Todd Jacobson
NS&D Monitor
2/14/2014
As the Air Force considers extending the life of the Minuteman III intercontinental ballistic missile, it should strongly look at keeping the ICBM in service past 2030 through incremental upgrades, according to a recently released study authored by the RAND Corp. The study, titled “The Future of the U.S. Intercontinental Ballistic Missile Force,” notes that previous incremental upgrades have already proven able to extend the service life, and would serve as a “relatively inexpensive” way to retain current ICBM capabilities and a solid alternative to an all-new ICBM system that it suggests could cost twice or three times as much as incremental modernization. The Air Force is slated to soon undertake an Analysis of Alternatives for a new ICBM. “The only viable argument for developing and fielding an alternative would therefore have to be requirements-driven,” the report said. “Options would be relevant only insofar as warfighting and deterrence demands push ICBM requirements beyond what an incrementally modernized Minuteman III can offer.”

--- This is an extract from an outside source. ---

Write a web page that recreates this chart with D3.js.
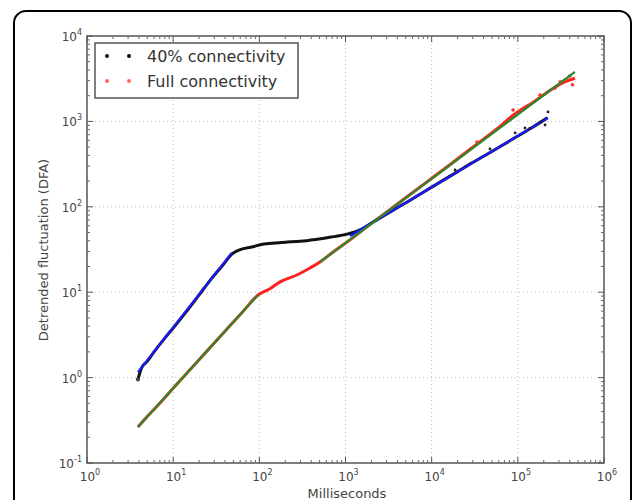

According to the report, estimates of the 39-year lifecycle costs for an incrementally modernized Minuteman III would be $60-$90 billion, while a new ICBM would range from $84-$125 billion. Rail-mobile or road-mobile versions of the ICBM would cost between $124 billion and $219 billion, the study suggests. The lower cost option, however, is likely to be the most palatable. “In a period of budgetary austerity, the U.S. Air Force’s ability to modernize strategic forces at low cost and low program risk is an important consideration for future decisions,” the report said.
The Benefits of Safely Delaying Decisions
Former National Nuclear Security Administration chief Linton Brooks offered another reason for not moving quickly toward a new ICBM—other than cost. Speaking at the Sixth Annual Nuclear Deterrence Summit this week, Brooks suggested that pushing back major decisions like building a new ICBM should be done considering uncertainty about the structure of the U.S. nuclear stockpile and geopolitics several decades from now. “If you can safely delay decisions you should do that,” Brooks said, adding: “The fact that it’s the least cost option is a non-trivial reason for paying attention to that but another reason might be that we really don’t quite know what kind of land-based deterrent we are going to want in 2040. If we can stretch out the time we have to make irrevocable decisions that tend to last a long time, that may be in our interest.”